Directive: Extract each line holding the word "this" from the entries.

Supplied entries:
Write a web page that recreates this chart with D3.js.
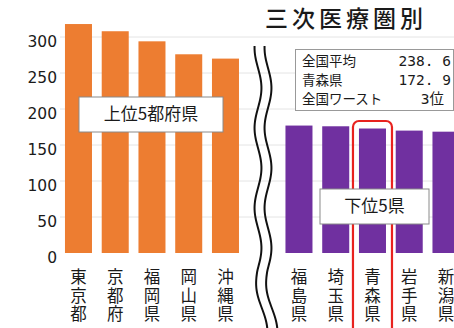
<!DOCTYPE html>
<html>
<head>
<meta charset="utf-8">
<script src="https://cdn.jsdelivr.net/npm/d3@7.9.0/dist/d3.min.js"></script>
<style>
  body { margin: 0; background: #fff; }
  text { font-family: "Noto Sans CJK JP", sans-serif; fill: #1a1a1a; }
</style>
</head>
<body>
<svg id="chart" width="454" height="328"></svg>
<script>
const topPrefs = ["東京都", "京都府", "福岡県", "岡山県", "沖縄県"];
const topValues = [318, 308, 294, 276, 270];
const bottomPrefs = ["福島県", "埼玉県", "青森県", "岩手県", "新潟県"];
const bottomValues = [177, 176, 172.9, 170, 168.5];
const yTicks = [0, 50, 100, 150, 200, 250, 300];
const infoLabels = ["全国平均", "青森県", "全国ワースト"];
const infoValues = ["238. 6", "172. 9", "3位"];
const highlight = "青森県";

const svg = d3.select("#chart");

// slot 5 is left empty for the axis break
const slots = [...topPrefs, "_break", ...bottomPrefs];
const data = [
  ...topPrefs.map((p, i) => ({ pref: p, value: topValues[i], group: "top" })),
  ...bottomPrefs.map((p, i) => ({ pref: p, value: bottomValues[i], group: "bottom" }))
];

const x = d3.scaleBand()
  .domain(slots)
  .range([60.1, 60.1 + slots.length * 36.75])
  .paddingInner(0.265)
  .paddingOuter(0.1325);

const y = d3.scaleLinear()
  .domain([0, 300])
  .range([253, 37]);

const color = { top: "#ED7D31", bottom: "#7030A0" };

// gridlines
svg.append("g")
  .selectAll("line")
  .data(yTicks.filter(d => d > 0))
  .join("line")
  .attr("x1", 60).attr("x2", 454)
  .attr("y1", d => y(d)).attr("y2", d => y(d))
  .attr("stroke", "#e4e4e4")
  .attr("stroke-width", 1);

// y axis labels
svg.append("g")
  .selectAll("text")
  .data(yTicks)
  .join("text")
  .attr("x", 57)
  .attr("y", d => y(d) + 5)
  .attr("text-anchor", "end")
  .attr("dominant-baseline", "middle")
  .style("font-family", "'DejaVu Sans', sans-serif")
  .attr("font-size", "15.5px")
  .text(d => d);

// bars
svg.append("g")
  .selectAll("rect")
  .data(data)
  .join("rect")
  .attr("x", d => x(d.pref))
  .attr("y", d => y(d.value))
  .attr("width", x.bandwidth())
  .attr("height", d => y(0) - y(d.value))
  .attr("fill", d => color[d.group]);

// x labels, stacked vertically
const xl = svg.append("g")
  .selectAll("text")
  .data(data)
  .join("text")
  .attr("text-anchor", "middle")
  .attr("font-size", "16.5px");

xl.selectAll("tspan")
  .data(d => d.pref.split("").map(c => ({ c, x: x(d.pref) + x.bandwidth() / 2 })))
  .join("tspan")
  .attr("x", d => d.x)
  .attr("y", (d, i) => 283 + i * 18.5)
  .text(d => d.c);

// highlight box around Aomori
svg.append("rect")
  .attr("x", x(highlight) - 6)
  .attr("y", 121)
  .attr("width", x.bandwidth() + 12)
  .attr("height", 220)
  .attr("rx", 6)
  .attr("fill", "none")
  .attr("stroke", "#e8231f")
  .attr("stroke-width", 2.2);

// group labels
function labelBox(cx, cy, w, h, txt) {
  svg.append("rect")
    .attr("x", cx - w / 2).attr("y", cy - h / 2)
    .attr("width", w).attr("height", h)
    .attr("fill", "#fff")
    .attr("stroke", "#8a8a8a")
    .attr("stroke-width", 1);
  svg.append("text")
    .attr("x", cx).attr("y", cy + 1)
    .attr("text-anchor", "middle")
    .attr("dominant-baseline", "middle")
    .attr("font-size", "17px")
    .text(txt);
}
labelBox(151, 114.5, 144, 35, "上位5都府県");
labelBox(374.5, 206.5, 109, 35, "下位5県");

// axis break: two wavy lines
const wave = d3.line().curve(d3.curveBasis).x(d => d[0]).y(d => d[1]);
[0, 10].forEach(off => {
  const pts = d3.range(46, 331, 4).map(yy => [
    258 + off + 3.5 * Math.sin(2 * Math.PI * (yy - 48) / 80 - Math.PI / 2) + (yy > 270 ? (yy - 270) * 0.1 : 0),
    yy
  ]);
  svg.append("path")
    .attr("d", wave(pts))
    .attr("fill", "none")
    .attr("stroke", "#111")
    .attr("stroke-width", 2);
});

// info box
svg.append("rect")
  .attr("x", 295.5).attr("y", 49.5)
  .attr("width", 158).attr("height", 61)
  .attr("fill", "#fff")
  .attr("stroke", "#999")
  .attr("stroke-width", 1);

infoLabels.forEach((t, i) => {
  svg.append("text")
    .attr("x", 302).attr("y", 62 + i * 19)
    .attr("dominant-baseline", "middle")
    .attr("font-size", "13.5px")
    .text(t);
  svg.append("text")
    .attr("x", i === 2 ? 444 : 451).attr("y", 62 + i * 19)
    .attr("text-anchor", "end")
    .attr("dominant-baseline", "middle")
    .style("font-family", "'DejaVu Sans Mono', 'Noto Sans CJK JP', monospace")
    .attr("font-size", "14.5px")
    .text(infoValues[i]);
});

// title
svg.append("text")
  .attr("x", 346).attr("y", 21)
  .attr("text-anchor", "middle")
  .attr("dominant-baseline", "middle")
  .attr("font-size", "23px")
  .attr("font-weight", 500)
  .attr("letter-spacing", "4px")
  .text("三次医療圏別");
</script>
</body>
</html>
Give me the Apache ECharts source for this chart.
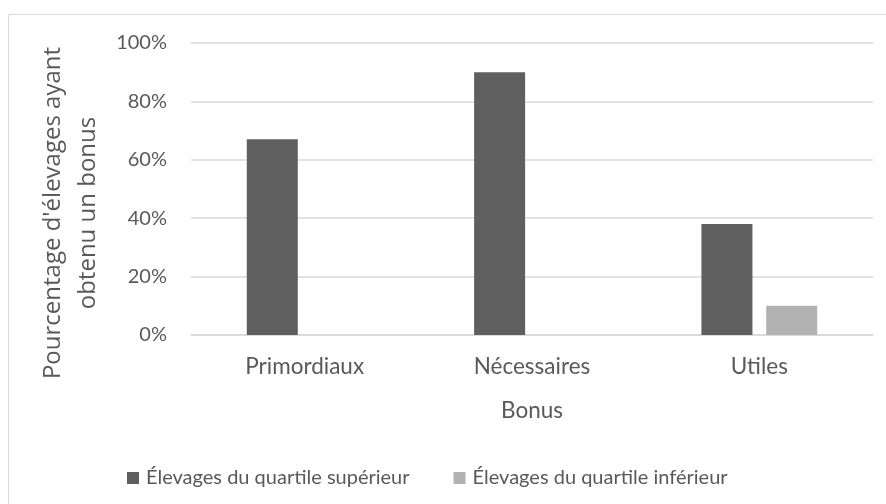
<!DOCTYPE html>
<html>
<head>
<meta charset="utf-8">
<script src="https://cdn.jsdelivr.net/npm/echarts@6/dist/echarts.min.js"></script>
<style>
  html, body { margin: 0; padding: 0; background: #ffffff; }
  #chart { width: 886px; height: 504px; }
</style>
</head>
<body>
<div id="chart"></div>
<script>
// Bonus categories and share of farms (percent) that obtained each bonus
const categories = ['Primordiaux', 'Nécessaires', 'Utiles'];
const seriesNames = ['Élevages du quartile supérieur', 'Élevages du quartile inférieur'];
const upperQuartile = [67, 90, 38];
const lowerQuartile = [0, 0, 10];
const yTicks = [0, 20, 40, 60, 80, 100];

const textColor = '#595959';
const gridColor = '#d9d9d9';
const labelFont = 'Lato, "Open Sans", sans-serif';
const titleFont = '"Open Sans", "DejaVu Sans", sans-serif';

const chart = echarts.init(document.getElementById('chart'), null, { renderer: 'canvas' });

chart.setOption({
  backgroundColor: '#ffffff',
  animation: false,
  graphic: [
    {
      // light frame around the chart area
      type: 'rect',
      shape: { x: 8.5, y: 14.5, width: 900, height: 520 },
      style: { fill: 'none', stroke: gridColor, lineWidth: 1 },
      silent: true,
      z: -1
    }
  ],
  grid: {
    left: 191, right: 13, top: 43, bottom: 169,
    containLabel: false,
    outerBoundsMode: 'none'
  },
  legend: {
    left: 122,
    top: 463,
    itemWidth: 12,
    itemHeight: 12,
    itemGap: 44,
    icon: 'rect',
    textStyle: { color: textColor, fontFamily: labelFont, fontSize: 20, padding: [0, 0, 0, 2] },
    data: seriesNames
  },
  xAxis: {
    type: 'category',
    data: categories,
    name: 'Bonus',
    nameLocation: 'middle',
    nameGap: 64,
    nameTextStyle: { color: textColor, fontFamily: labelFont, fontSize: 22.5 },
    axisLine: { show: true, lineStyle: { color: gridColor, width: 1.5 } },
    axisTick: { show: false },
    axisLabel: { color: textColor, fontFamily: labelFont, fontSize: 22.5, margin: 20 }
  },
  yAxis: {
    type: 'value',
    min: yTicks[0],
    max: yTicks[yTicks.length - 1],
    interval: yTicks[1] - yTicks[0],
    name: "Pourcentage d'élevages ayant\nobtenu un bonus",
    nameLocation: 'middle',
    nameGap: 76,
    nameRotate: 90,
    nameTextStyle: {
      color: textColor,
      fontFamily: titleFont,
      fontSize: 24,
      lineHeight: 35,
      padding: [0, 48, 0, 0]
    },
    axisLine: { show: false },
    axisTick: { show: false },
    splitLine: { lineStyle: { color: gridColor, width: 1.5 } },
    axisLabel: {
      color: textColor,
      fontFamily: labelFont,
      fontSize: 20,
      margin: 24,
      formatter: v => v + '%'
    }
  },
  series: [
    {
      name: seriesNames[0],
      type: 'bar',
      data: upperQuartile,
      barWidth: 51,
      barGap: '27%',
      itemStyle: { color: '#5f5f5f' }
    },
    {
      name: seriesNames[1],
      type: 'bar',
      data: lowerQuartile,
      barWidth: 51,
      itemStyle: { color: '#b2b2b2' }
    }
  ]
});
</script>
</body>
</html>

Solved exercise:
Write a web page that recreates this chart with D3.js.
Give me the Apache ECharts source for this chart.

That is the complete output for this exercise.